Can insurance help make construction projects run profitably?
There are many ways that a construction project can go pear-shd. Unforeseen events can substantially affect the ability of the parties involved to complete it within time and budget. There are two broad categories of events that may affect a construction project:
Physical events, for example:
- ·Natural disaster
- ·Accidental damage (eg. vandalism, construction collapse)
- ·Machine breakdown
Negligence, for example:
- ·Financial failure (eg. poor initial pricing, insolvency of a contracting party)
- ·Poor project management
- ·Errors by professionals (eg. design, engineering)
- ·Defective workmanship (eg. by contractors installing components)
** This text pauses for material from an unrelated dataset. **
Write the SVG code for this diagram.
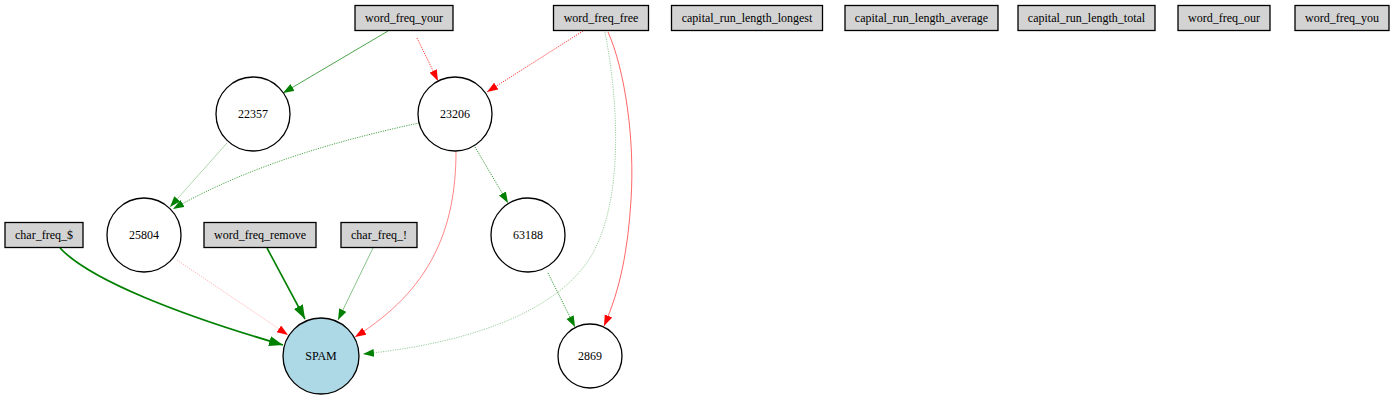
<svg xmlns="http://www.w3.org/2000/svg" width="1396" height="400" viewBox="0 0 1396 400">
<style>
text{font-family:"Liberation Serif","Times New Roman",serif;font-size:12px;fill:#000;text-anchor:middle}
.box{fill:#d3d3d3;stroke:#000;stroke-width:1.3}
.circ{fill:#fff;stroke:#000;stroke-width:1.3}
.spam{fill:#add8e6;stroke:#000;stroke-width:1.3}
.e{fill:none}
.g{stroke:#008000}
.r{stroke:#ff0000}
.dot{stroke-dasharray:1.2,1.2}
</style>
<defs>
<marker id="ag" markerUnits="userSpaceOnUse" markerWidth="13" markerHeight="10" refX="11" refY="4" orient="auto"><polygon points="0,0 11,4 0,8" fill="#008000"/></marker>
<marker id="ar" markerUnits="userSpaceOnUse" markerWidth="13" markerHeight="10" refX="11" refY="4" orient="auto"><polygon points="0,0 11,4 0,8" fill="#ff0000"/></marker>
<marker id="agb" markerUnits="userSpaceOnUse" markerWidth="16" markerHeight="12" refX="14" refY="5" orient="auto"><polygon points="0,0 14,5 0,10" fill="#008000"/></marker>
</defs>
<g id="edges">
<path class="e g" stroke-width="1" stroke-opacity="0.7" d="M388,31 L283,93" marker-end="url(#ag)"/>
<path class="e r dot" stroke-width="1" stroke-opacity="0.8" d="M417,38 L438,81" marker-end="url(#ar)"/>
<path class="e r dot" stroke-width="1" stroke-opacity="0.8" d="M583,31 L487,92" marker-end="url(#ar)"/>
<path class="e g dot" stroke-width="1" stroke-opacity="0.4" d="M605,32 C618,100 625,200 590,258 C550,320 450,345 363,354" marker-end="url(#ag)"/>
<path class="e r" stroke-width="1" stroke-opacity="0.6" d="M608,32 C625,70 635,140 631,200 C628,250 620,290 604,326" marker-end="url(#ar)"/>
<path class="e g dot" stroke-width="1" stroke-opacity="0.7" d="M419,123 C340,140 250,165 173,209" marker-end="url(#ag)"/>
<path class="e g" stroke-width="0.8" stroke-opacity="0.4" d="M227,143 L170,207" marker-end="url(#ag)"/>
<path class="e g dot" stroke-width="1" stroke-opacity="0.8" d="M475,147 L508,203" marker-end="url(#ag)"/>
<path class="e r" stroke-width="0.8" stroke-opacity="0.6" d="M456,151 C456,230 430,290 355,337" marker-end="url(#ar)"/>
<path class="e g dot" stroke-width="1" stroke-opacity="0.8" d="M548,273 L575,327" marker-end="url(#ag)"/>
<path class="e r dot" stroke-width="1" stroke-opacity="0.3" d="M177,260 L288,335" marker-end="url(#ar)"/>
<path class="e g" stroke-width="1.8" d="M60,248 C90,280 180,315 283,345" marker-end="url(#agb)"/>
<path class="e g" stroke-width="1.6" d="M267,248 L305,319" marker-end="url(#agb)"/>
<path class="e g" stroke-width="0.8" stroke-opacity="0.6" d="M373,248 L338,320" marker-end="url(#ag)"/>
</g>
<g id="word_freq_your"><rect class="box" x="355" y="5.5" width="98" height="25"/><text x="404" y="22">word_freq_your</text></g>
<g id="word_freq_free"><rect class="box" x="553.5" y="5.5" width="95" height="25"/><text x="601" y="22">word_freq_free</text></g>
<g id="capital_run_length_longest"><rect class="box" x="671.5" y="5.5" width="151" height="25"/><text x="747" y="22">capital_run_length_longest</text></g>
<g id="capital_run_length_average"><rect class="box" x="845" y="5.5" width="153" height="25"/><text x="921.5" y="22">capital_run_length_average</text></g>
<g id="capital_run_length_total"><rect class="box" x="1018" y="5.5" width="137" height="25"/><text x="1086.5" y="22">capital_run_length_total</text></g>
<g id="word_freq_our"><rect class="box" x="1178" y="5.5" width="92" height="25"/><text x="1224" y="22">word_freq_our</text></g>
<g id="word_freq_you"><rect class="box" x="1295" y="5.5" width="94" height="25"/><text x="1342" y="22">word_freq_you</text></g>
<g id="n22357"><circle class="circ" cx="253" cy="114" r="37"/><text x="253" y="118">22357</text></g>
<g id="n23206"><circle class="circ" cx="455" cy="114" r="37"/><text x="455" y="118">23206</text></g>
<g id="n25804"><circle class="circ" cx="144" cy="235" r="37"/><text x="144" y="239">25804</text></g>
<g id="n63188"><circle class="circ" cx="528" cy="235" r="37"/><text x="528" y="239">63188</text></g>
<g id="n2869"><circle class="circ" cx="590" cy="356" r="32"/><text x="590" y="360">2869</text></g>
<g id="char_freq_dollar"><rect class="box" x="5" y="222.5" width="78" height="25"/><text x="44" y="239">char_freq_$</text></g>
<g id="word_freq_remove"><rect class="box" x="204" y="222.5" width="112" height="25"/><text x="260" y="239">word_freq_remove</text></g>
<g id="char_freq_excl"><rect class="box" x="341" y="222.5" width="76" height="25"/><text x="379" y="239">char_freq_!</text></g>
<g id="SPAM"><circle class="spam" cx="321" cy="356" r="38"/><text x="321" y="360">SPAM</text></g>
</svg>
Most events can be put into one of these categories, and all of them may lead to either time delays or increased costs, and often both. Many unforeseen events can be insured, but not all.
What’s the solution?
Absent structural reforms to the market to re-balance the risks taken on by construction firms, how can construction companies and contractors manage their risk better? One way is to insure this risk. There are a few different ways to do so, but fundamentally a contractor cannot insure their own failure to make money from a contract or be profitable. If they enter into a contract without adequate provision for costs they cannot insure this contractual error. However, contractors can protect themselves from the failure of a principal or head contractor, and head contractors can protect themselves from the costs associated with the non-performance of subcontractors.
Trade credit insurance
This effectively insures the company’s accounts receivable asset (ie. the money owed to it by customers) against non-payment. So, if the customer becomes insolvent or doesn’t pay for a protracted period the contractor can claim the cost of that bad debt from their trade credit insurer.
Bonds increasing their appeal
As bank bonds become tougher to secure and more costly, insurance-backed bonds are increasing in their appeal. With this type of bond the contractor pays a non-refundable premium to the bond provider (called a surety), who guarantees to pay if the bond is called upon by the principal.
Performance & subcontractor bonds
A performance bond protects a principal from the non-performance of their contractor. Whilst less common, the same can apply between a head contractor and their subcontractors. If the subcontractor defaults the head contractor can call on the bond to cover any extra costs that may result. This enables the work to continue without the head contractor having to absorb those unforeseen costs.
Many head contractors demand retentions from their subcontractors. Recent legislation requires this money to be held on trust. This means it can no longer be used as a source of cashflow as it must be held on the balance sheet as a liquid asset and subcontractors have the right to demand visibility of their retentions at any time.
Rather than sit on the cash, main contractors can apply for a bond to cover the value of the retentions they hold, thus freeing up the money to use as cashflow once again (as long as they can return it to the subcontractor when it’s due).
Subcontractors can also provide a bond instead of having this cash withheld from their invoices in the first place, improving their own cashflow and reducing the risk of losing this money if their head contractor gets into trouble.
However, contractors must demonstrate that they are well managed and in a sound financial position before bond providers will consider them. This can put insurance-backed bonds out of reach of smaller operators.
Westpac finance initiative
A condition of the Westpac finance initiative is that an insurance-backed completion warranty must be obtained. Our partner Builtin Insurance offers this cover and there is currently no cost to apply for the accreditation required to access it. Download the accreditation application online here.
In a nutshell
The fundamental issue of poor margins and the transfer of risk from one party to another within a contract can’t be fixed with insurance. However, trade credit insurance is a good option for contractors on large projects if there’s a risk of default by their principal or head contractor. Alongside this, insurance-backed bonds are becoming an increasingly common means of managing risk by all parties in the construction industry.